Pırlantanın geçmişini inceleyecek olursak çok eski yıllara dayanmaktadır. Tarih öncesi devirlerde oluşmuştur. Bugün dünyanın en genç pırlantası dokuz yüz milyon yaşında, en yaşlısı ise üç milyar yaşındadır. Öneminin neden bu kadar büyük olduğunu buradan anlayabiliriz. Pırlantanın ham maddesi elmastır. Genel kanı olarak kafamızda hep pırlanta ve elmasın faklı iki taş olduğunu düşünürüz. Oysaki pırlanta elmasın işlenmiş halidir. Elmas doğadan çıktığı haliyle bulunur. Ve insanın tanıdığı en sert doğal maddedir. Bir elması yalnızca başka bir elmas kesebilir.
Pırlanta ise elmasın şekil verilmiş halidir. 1919 yılında Marcel Tolkowsky tarafından yaratılan kesime pırlanta ismi verilmiştir. Bizim ülkemizde bu kesim gül kesimi olarak da bilinir. Dünyanın en büyük elması Güney Afrika’da bulunur. Ve ölçü birimi olarak karat kullanılır. Kesilmeden öncede üç bin yüz altı karat ağırlığındaydı. Elmasın içine girebilen tek şey ışıktır. Şekil verilmesiyle oluşan pırlanta dediğimiz değerli taş ise üç bölümden oluşmaktadır. Bunlar; taç, kemer ve külahtır. Taç, kemerin üstünde bulunan bölümdür ve otuz faset bulunur. Külah ise kemerin alt kısmını oluşturur ve yirmi dört faset bulunur. Kemer kalınlığı pırlantanın ağırlığını etkiler.

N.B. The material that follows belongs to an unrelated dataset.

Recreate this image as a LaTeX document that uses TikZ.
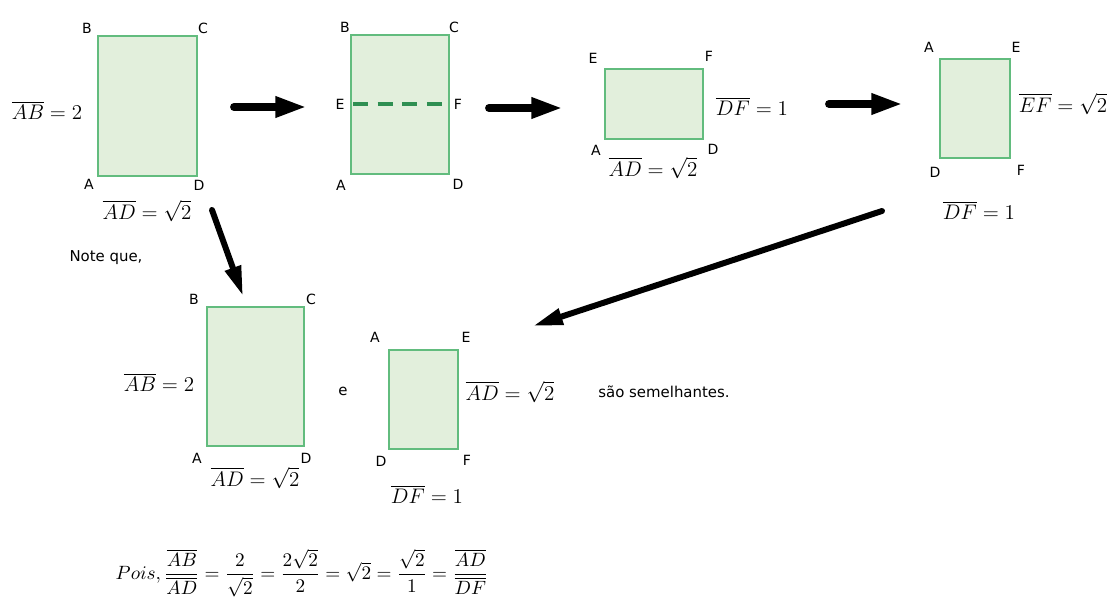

Pırlantalarda 4c kuralı vardır. Bu özelliklere göre kalite sınıflandırması yapılır. Bu dört ayırıcı özellikler; kullanılan kesim, renk, berraklık ve karattır. Her ayırıcı unsurunda kendi arasında ayrımları bulunmaktadır. Günümüzde değeri, uluslar arası borsalarda 4c ye göre düzenlenip, belirlenir.